For those that prefer to pass their time on the shore, there are plenty of beaches to keep you occupied. Otto’s beach in the north is a clear favourite. The white sands, shady coconut trees and trendy beach bar tick all the boxes. Far from being overcrowded, you’ll easily find an ideal spot on the beach and it won’t be long before you find yourself bobbing up and down in the warm turquoise shallows while sipping on a rum cocktail. There are a number of more discreet beaches strung out along the eastern and southern shores of the Island for those wanting an even quieter setting. You might need to do some bush-whacking and venture down the trails less travelled in order to find these hidden gems.

#7. Accommodation Options are Abundant

Accommodation options on Little Corn Island cater for a wide range of travel budgets. Dotted around the Island from north to south are high-end resorts, mid-range hotels and cheaper backpacker hostels. Only some accommodation options are listed on popular booking sites. Others tend not to advertise on-line due to poor internet availability. However, if you are travelling to the Island during the high season, booking accommodation ahead of time is a good idea.

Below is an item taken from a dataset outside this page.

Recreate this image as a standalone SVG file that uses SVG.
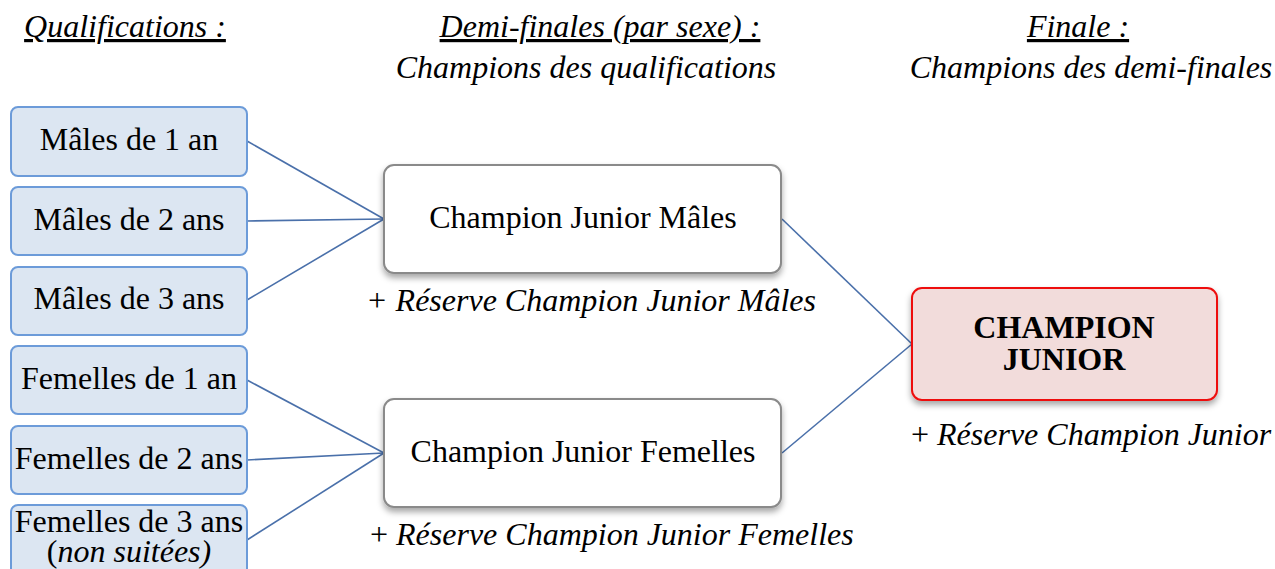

On our arrival we learned of numerous home-stays offered by locals renting out rooms for around US$12. This might appeal to those travelling long term on a tight budget. Another benefit is the chance to immerse yourself in the local culture and get a feel for Island life.

#8. Small Island, Big Heart

The residents of Little Corn Island are amongst the friendliest that we have come across on our travels. Of course one explanation for this might be that smoking marijuana is a popular pastime. With a population estimated at less than a thousand people, the Island has a strong sense of community. We found the old-timers to be particularly endearing, usually found sitting in a rocking chair on their porch keeping an eye on the comings and goings. Always ready with a warm greeting, they are also eager to impart a few Caribbean words of wisdom. “A chocolate a day keeps the devil away” was probably one of our favourites, especially given that the old bugger was climbing into a box of chocolates at the time. Wise words indeed.